> Source records:
____________________

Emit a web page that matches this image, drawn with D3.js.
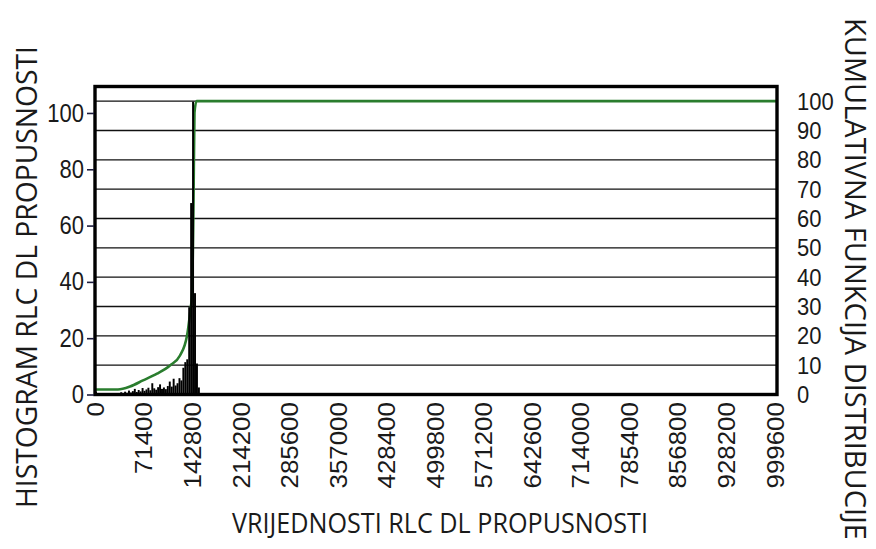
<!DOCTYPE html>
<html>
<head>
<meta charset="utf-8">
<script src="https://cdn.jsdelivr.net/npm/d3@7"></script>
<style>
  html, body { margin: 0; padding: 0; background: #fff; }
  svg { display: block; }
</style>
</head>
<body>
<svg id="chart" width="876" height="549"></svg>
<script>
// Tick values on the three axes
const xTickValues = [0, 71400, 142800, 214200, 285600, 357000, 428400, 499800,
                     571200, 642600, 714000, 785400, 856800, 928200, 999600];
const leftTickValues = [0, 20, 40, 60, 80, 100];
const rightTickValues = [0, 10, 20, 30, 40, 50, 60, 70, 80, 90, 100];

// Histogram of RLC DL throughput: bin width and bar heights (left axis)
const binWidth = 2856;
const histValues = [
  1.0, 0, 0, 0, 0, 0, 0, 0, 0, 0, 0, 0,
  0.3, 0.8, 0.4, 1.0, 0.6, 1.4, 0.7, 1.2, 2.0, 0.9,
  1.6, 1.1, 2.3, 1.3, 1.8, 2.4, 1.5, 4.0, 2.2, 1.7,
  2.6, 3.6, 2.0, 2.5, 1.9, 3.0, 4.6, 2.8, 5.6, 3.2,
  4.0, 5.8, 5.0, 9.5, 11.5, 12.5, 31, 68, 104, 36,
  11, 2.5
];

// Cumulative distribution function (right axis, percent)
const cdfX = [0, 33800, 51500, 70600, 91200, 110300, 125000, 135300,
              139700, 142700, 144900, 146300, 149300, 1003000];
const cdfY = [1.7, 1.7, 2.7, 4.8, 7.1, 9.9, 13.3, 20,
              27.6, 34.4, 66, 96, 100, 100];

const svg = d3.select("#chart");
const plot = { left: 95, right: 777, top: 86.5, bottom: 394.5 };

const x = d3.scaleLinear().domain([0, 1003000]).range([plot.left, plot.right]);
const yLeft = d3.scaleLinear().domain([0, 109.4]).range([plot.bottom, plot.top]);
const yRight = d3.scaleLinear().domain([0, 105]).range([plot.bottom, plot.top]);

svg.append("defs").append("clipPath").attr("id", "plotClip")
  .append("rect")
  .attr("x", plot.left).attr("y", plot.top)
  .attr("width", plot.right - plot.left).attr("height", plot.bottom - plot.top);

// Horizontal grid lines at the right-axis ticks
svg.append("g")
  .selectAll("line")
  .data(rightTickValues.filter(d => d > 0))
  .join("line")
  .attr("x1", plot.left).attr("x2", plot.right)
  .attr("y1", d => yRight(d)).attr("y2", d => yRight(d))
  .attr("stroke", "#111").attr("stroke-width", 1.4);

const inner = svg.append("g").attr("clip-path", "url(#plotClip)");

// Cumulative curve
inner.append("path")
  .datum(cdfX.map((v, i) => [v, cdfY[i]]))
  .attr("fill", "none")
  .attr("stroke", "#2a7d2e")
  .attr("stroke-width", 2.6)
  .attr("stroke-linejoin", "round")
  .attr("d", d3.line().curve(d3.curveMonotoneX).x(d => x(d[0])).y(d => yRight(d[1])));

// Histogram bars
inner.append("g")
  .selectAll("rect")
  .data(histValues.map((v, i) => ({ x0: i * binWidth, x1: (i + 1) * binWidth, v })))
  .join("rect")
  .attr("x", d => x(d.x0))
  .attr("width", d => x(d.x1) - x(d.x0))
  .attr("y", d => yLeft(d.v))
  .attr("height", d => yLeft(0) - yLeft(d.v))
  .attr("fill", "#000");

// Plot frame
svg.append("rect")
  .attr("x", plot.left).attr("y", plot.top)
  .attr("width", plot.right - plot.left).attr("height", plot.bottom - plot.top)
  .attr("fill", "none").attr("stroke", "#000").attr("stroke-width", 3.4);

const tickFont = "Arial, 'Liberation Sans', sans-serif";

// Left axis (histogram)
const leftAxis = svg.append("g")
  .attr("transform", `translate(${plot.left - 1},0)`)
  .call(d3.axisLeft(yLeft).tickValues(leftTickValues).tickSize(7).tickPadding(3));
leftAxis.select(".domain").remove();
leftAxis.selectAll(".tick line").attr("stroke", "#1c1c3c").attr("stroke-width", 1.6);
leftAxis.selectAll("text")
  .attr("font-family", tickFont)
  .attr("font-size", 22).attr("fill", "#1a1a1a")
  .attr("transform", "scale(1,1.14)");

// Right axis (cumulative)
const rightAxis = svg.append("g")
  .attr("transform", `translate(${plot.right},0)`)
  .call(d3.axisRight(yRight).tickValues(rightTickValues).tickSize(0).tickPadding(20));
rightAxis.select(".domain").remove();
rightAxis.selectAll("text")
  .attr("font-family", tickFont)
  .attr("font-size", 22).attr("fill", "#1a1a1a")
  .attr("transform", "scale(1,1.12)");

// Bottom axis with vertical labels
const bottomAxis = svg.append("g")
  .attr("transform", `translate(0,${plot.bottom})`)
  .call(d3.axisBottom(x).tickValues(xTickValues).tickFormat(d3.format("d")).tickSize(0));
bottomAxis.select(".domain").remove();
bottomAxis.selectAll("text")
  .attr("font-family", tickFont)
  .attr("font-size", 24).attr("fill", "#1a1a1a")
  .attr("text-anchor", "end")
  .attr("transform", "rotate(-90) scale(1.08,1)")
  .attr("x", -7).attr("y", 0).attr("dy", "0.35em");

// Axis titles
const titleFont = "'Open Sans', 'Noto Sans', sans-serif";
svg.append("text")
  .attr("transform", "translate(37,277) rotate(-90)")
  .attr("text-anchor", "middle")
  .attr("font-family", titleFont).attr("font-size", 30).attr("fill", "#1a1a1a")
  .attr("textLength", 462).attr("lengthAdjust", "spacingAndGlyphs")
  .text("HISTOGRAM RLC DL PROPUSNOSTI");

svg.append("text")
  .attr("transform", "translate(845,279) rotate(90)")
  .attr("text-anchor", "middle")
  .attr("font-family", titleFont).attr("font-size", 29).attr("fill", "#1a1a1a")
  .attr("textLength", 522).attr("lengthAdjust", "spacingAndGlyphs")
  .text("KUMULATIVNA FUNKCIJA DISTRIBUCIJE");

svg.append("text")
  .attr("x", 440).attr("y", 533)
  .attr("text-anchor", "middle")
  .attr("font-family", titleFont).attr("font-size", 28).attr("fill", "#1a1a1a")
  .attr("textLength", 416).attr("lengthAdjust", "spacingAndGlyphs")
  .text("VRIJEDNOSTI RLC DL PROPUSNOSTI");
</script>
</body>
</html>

____________________

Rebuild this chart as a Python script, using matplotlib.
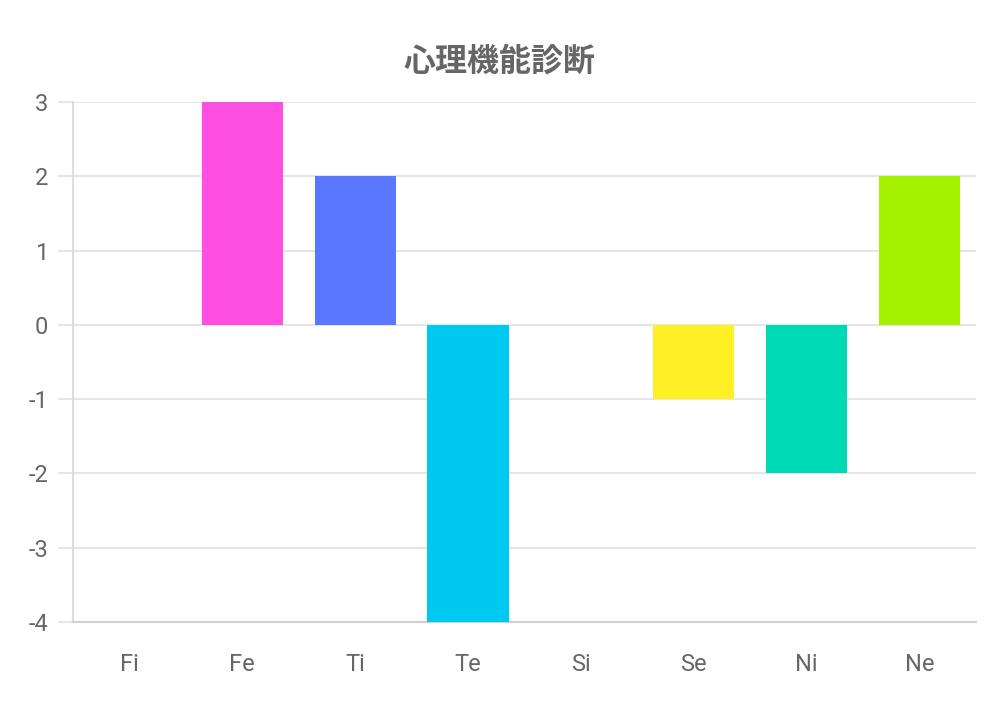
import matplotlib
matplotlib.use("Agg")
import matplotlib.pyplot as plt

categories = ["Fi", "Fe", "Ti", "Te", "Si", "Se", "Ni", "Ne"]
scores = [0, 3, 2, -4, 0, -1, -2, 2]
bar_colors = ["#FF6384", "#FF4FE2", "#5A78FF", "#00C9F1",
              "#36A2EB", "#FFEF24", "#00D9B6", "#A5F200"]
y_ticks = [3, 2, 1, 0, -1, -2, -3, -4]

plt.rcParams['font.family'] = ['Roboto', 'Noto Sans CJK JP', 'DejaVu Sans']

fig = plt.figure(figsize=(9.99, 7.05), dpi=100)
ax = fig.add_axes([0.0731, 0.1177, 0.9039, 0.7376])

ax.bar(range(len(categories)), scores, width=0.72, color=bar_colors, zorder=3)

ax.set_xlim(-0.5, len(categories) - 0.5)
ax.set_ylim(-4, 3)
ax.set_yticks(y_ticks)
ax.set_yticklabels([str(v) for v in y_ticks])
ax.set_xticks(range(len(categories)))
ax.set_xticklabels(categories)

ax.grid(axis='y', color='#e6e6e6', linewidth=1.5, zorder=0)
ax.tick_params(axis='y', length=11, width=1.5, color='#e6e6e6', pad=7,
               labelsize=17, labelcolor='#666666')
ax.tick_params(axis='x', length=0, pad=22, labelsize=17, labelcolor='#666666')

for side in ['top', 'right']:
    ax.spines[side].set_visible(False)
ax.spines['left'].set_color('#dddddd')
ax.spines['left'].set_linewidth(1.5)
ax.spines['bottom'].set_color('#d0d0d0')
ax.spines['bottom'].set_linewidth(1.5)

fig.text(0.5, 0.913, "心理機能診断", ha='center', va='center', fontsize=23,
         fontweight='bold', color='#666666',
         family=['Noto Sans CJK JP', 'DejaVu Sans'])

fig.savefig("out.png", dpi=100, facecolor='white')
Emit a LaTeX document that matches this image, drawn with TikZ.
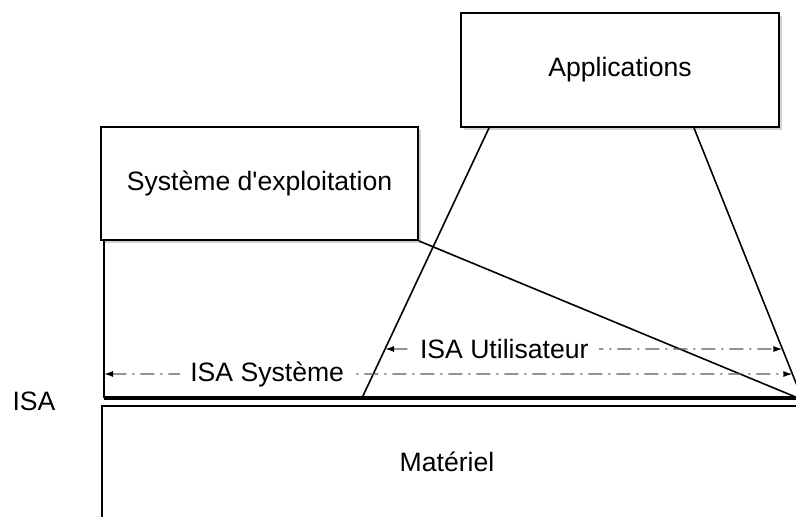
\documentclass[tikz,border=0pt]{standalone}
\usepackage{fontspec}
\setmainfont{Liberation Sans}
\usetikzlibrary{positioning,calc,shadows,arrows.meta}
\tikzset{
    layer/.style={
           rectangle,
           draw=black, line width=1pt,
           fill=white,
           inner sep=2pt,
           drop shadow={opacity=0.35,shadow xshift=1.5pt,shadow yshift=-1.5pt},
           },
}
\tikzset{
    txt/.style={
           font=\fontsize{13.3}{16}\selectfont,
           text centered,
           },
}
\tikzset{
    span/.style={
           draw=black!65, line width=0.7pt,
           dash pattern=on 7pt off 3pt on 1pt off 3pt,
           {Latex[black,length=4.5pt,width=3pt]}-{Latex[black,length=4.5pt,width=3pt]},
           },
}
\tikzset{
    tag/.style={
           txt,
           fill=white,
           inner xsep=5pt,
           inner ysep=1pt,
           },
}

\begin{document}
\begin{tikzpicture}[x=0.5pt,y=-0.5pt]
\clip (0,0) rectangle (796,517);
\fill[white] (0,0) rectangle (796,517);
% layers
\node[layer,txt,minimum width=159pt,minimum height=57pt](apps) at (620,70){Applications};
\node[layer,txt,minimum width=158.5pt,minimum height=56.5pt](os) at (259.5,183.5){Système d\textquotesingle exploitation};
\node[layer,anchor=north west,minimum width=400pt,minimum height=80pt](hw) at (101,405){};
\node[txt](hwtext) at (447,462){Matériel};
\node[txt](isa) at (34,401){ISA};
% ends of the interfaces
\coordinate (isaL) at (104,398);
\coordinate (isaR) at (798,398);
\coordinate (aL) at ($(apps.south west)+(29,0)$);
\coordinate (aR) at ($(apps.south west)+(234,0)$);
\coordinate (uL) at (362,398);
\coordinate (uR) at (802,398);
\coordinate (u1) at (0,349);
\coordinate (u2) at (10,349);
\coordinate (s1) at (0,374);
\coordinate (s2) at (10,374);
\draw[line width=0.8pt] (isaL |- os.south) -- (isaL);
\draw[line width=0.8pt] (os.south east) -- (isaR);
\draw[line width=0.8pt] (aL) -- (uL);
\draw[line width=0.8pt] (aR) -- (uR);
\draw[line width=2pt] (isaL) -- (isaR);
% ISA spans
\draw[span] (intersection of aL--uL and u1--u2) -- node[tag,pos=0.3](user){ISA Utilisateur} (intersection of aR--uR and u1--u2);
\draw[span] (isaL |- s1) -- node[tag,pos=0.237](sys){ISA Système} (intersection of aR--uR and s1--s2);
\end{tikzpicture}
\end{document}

____________________

> What to do: Make an exact copy of the lines from the one that contains "Rebuild this chart" through the one that contains "y_ticks = [3, 2, 1, 0, -1, -2, -3, -4]", both included, and no other lines. Pictures are skipped.

> Exercise output:
Rebuild this chart as a Python script, using matplotlib.
import matplotlib
matplotlib.use("Agg")
import matplotlib.pyplot as plt

categories = ["Fi", "Fe", "Ti", "Te", "Si", "Se", "Ni", "Ne"]
scores = [0, 3, 2, -4, 0, -1, -2, 2]
bar_colors = ["#FF6384", "#FF4FE2", "#5A78FF", "#00C9F1",
              "#36A2EB", "#FFEF24", "#00D9B6", "#A5F200"]
y_ticks = [3, 2, 1, 0, -1, -2, -3, -4]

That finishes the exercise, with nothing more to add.